Over the past few years as I've become more aware of the necessity to improve my teaching strategies, I've read about the importance of having individual conferences regularly with your students.  I've struggled with finding the time to do this, especially in high school where you only see the students for 1 hour a day and typically have between 20 and 35 students in a class.  Over the last year I've managed to find a starting point.  Today I did this with my grade 9's and found it very successful.  Here is what I do.

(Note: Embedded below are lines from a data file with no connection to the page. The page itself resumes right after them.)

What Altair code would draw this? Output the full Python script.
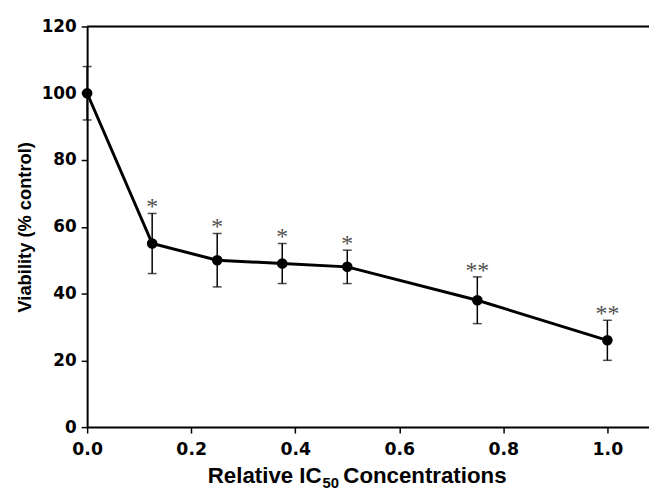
import altair as alt
import pandas as pd

conc = [0.0, 0.125, 0.25, 0.375, 0.5, 0.75, 1.0]
viability = [100, 55, 50, 49, 48, 38, 26]
upper = [108, 64, 58, 55, 53, 45, 32]
lower = [92, 46, 42, 43, 43, 31, 20]
stars = ["", "*", "*", "*", "*", "**", "**"]

df = pd.DataFrame({"conc": conc, "v": viability, "hi": upper, "lo": lower, "star": stars})

LFONT = "DejaVu Sans"
TFONT = "Liberation Sans"
xs = alt.Scale(domain=[0, 1.08], nice=False, zero=False)
ys = alt.Scale(domain=[0, 120], nice=False)

xax = alt.Axis(values=[0, 0.2, 0.4, 0.6, 0.8, 1.0], format=".1f", grid=False, title=None,
               labelFont=LFONT, labelFontSize=17.5, labelFontWeight="bold", labelColor="black",
               labelPadding=8, tickSize=6, tickColor="black", tickWidth=1.5,
               domainColor="black", domainWidth=2, labelFlush=False)
yax = alt.Axis(values=[0, 20, 40, 60, 80, 100, 120], grid=False,
               title="Viability (% control)", titleFont=TFONT, titleFontSize=18.5,
               titleFontWeight="bold", titleColor="black", titlePadding=7,
               labelFont=LFONT, labelFontSize=17, labelFontWeight="bold", labelColor="black",
               labelPadding=5, tickSize=6, tickColor="black", tickWidth=1.5,
               domainColor="black", domainWidth=2)

base = alt.Chart(df)

line = base.mark_line(color="black", strokeWidth=3).encode(
    x=alt.X("conc:Q", scale=xs, axis=xax), y=alt.Y("v:Q", scale=ys, axis=yax))
pts = base.mark_point(filled=True, color="black", size=115, opacity=1).encode(
    x=alt.X("conc:Q", scale=xs), y=alt.Y("v:Q", scale=ys))
err = base.mark_rule(color="black", strokeWidth=1.5).encode(
    x=alt.X("conc:Q", scale=xs), y=alt.Y("lo:Q", scale=ys), y2="hi:Q")
capt = base.mark_tick(color="black", orient="horizontal", size=9, thickness=1.5).encode(
    x=alt.X("conc:Q", scale=xs), y=alt.Y("hi:Q", scale=ys))
capb = base.mark_tick(color="black", orient="horizontal", size=9, thickness=1.5).encode(
    x=alt.X("conc:Q", scale=xs), y=alt.Y("lo:Q", scale=ys))
txt = base.mark_text(font="Liberation Serif", fontSize=24, color="#505050",
                     baseline="alphabetic", dy=1).encode(
    x=alt.X("conc:Q", scale=xs), y=alt.Y("hi:Q", scale=ys), text="star:N")

topdf = pd.DataFrame({"a": [0.0], "b": [1.08], "t": [120]})
top = alt.Chart(topdf).mark_rule(color="black", strokeWidth=2).encode(
    x=alt.X("a:Q", scale=xs), x2="b:Q", y=alt.Y("t:Q", scale=ys))

# x-axis title with a real subscript, built from three text pieces
title_main = ["Relative IC"]
title_sub = ["50"]
title_rest = ["Concentrations"]
t1 = alt.Chart(pd.DataFrame({"s": title_main})).mark_text(
    font=TFONT, fontSize=22.5, fontWeight="bold", color="black", align="right",
    baseline="alphabetic").encode(text="s:N", x=alt.value(237), y=alt.value(462))
t2 = alt.Chart(pd.DataFrame({"s": title_sub})).mark_text(
    font=TFONT, fontSize=15, fontWeight="bold", color="black", align="left",
    baseline="alphabetic").encode(text="s:N", x=alt.value(238), y=alt.value(467))
t3 = alt.Chart(pd.DataFrame({"s": title_rest})).mark_text(
    font=TFONT, fontSize=22.5, fontWeight="bold", color="black", align="left",
    baseline="alphabetic").encode(text="s:N", x=alt.value(259), y=alt.value(462))

chart = alt.layer(err, capt, capb, line, pts, txt, top, t1, t2, t3).properties(
    width=568, height=405,
    autosize=alt.AutoSizeParams(type="none"),
    padding={"left": 80, "top": 16, "right": 0, "bottom": 72},
).configure_view(stroke=None).configure(background="white")

chart.save("out.html", embed_options={"renderer": "svg", "actions": False})
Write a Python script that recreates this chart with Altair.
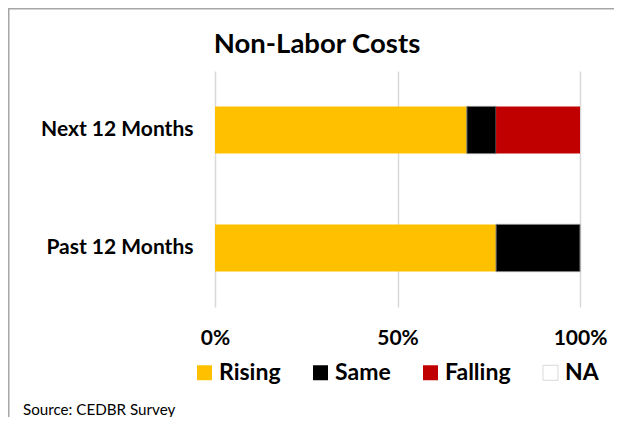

Yesterday the students wrote an assessment.  My weekly assessment's are not summative in nature - I will record their level of understanding to collect evidence of learning, but we are to learn from the results, which really makes them formative in nature and we will do additional assessments based on what we get from the assessment.  But the kicker is that I have to make sure that the feedback the students are getting from these is effective and will move learning forward.  I'm starting to figure this out.  I haven't mastered it by any means, but I am getting better.   What I did today was taught the next lesson and then while the student's were working on their practice, I called the students up one at a time.  We looked through their assessment.  Some students I gave a second opportunity on a particular question.  Some had not answered the question in it's entirety so I gave them an opportunity to complete it so I could really gage their level of understanding.  Others had made one mistake at a particular level so I allowed them a second chance to see if they just had a mental block yesterday.  Then for those who had questions incorrect, we discussed these.  I asked how they had arrived at their answer so that I wasn't assuming an incorrect thought and then we corrected that misconception.  It went really well.  I had enough time with the students and they got 1 on 1 feedback.  I then had them complete their learning log as a reflection on the assessment.  The three questions I asked were:  What was one thing you were proud of; What was one thing you were disappointed in; and What follow up needs to be done to improve?   I was impressed with their reflections.  I had a student who was proud that she tried on the exam, but knew that her follow up was to practice more.  I had a student who, the day before the assessment wrote that he was struggling with this material, get a 2.5 and write he was proud of how well he had done!   I had a student who had 3.5, write for his follow up that he needs to spend more time reviewing his assessment before handing it in.   These are good reflections and ones that need to be followed up on after the next assessment to see if they made those changes!

I am happy with how it went and plan on continuing this process.  My next goal would be to find time to do this before the assessment as well!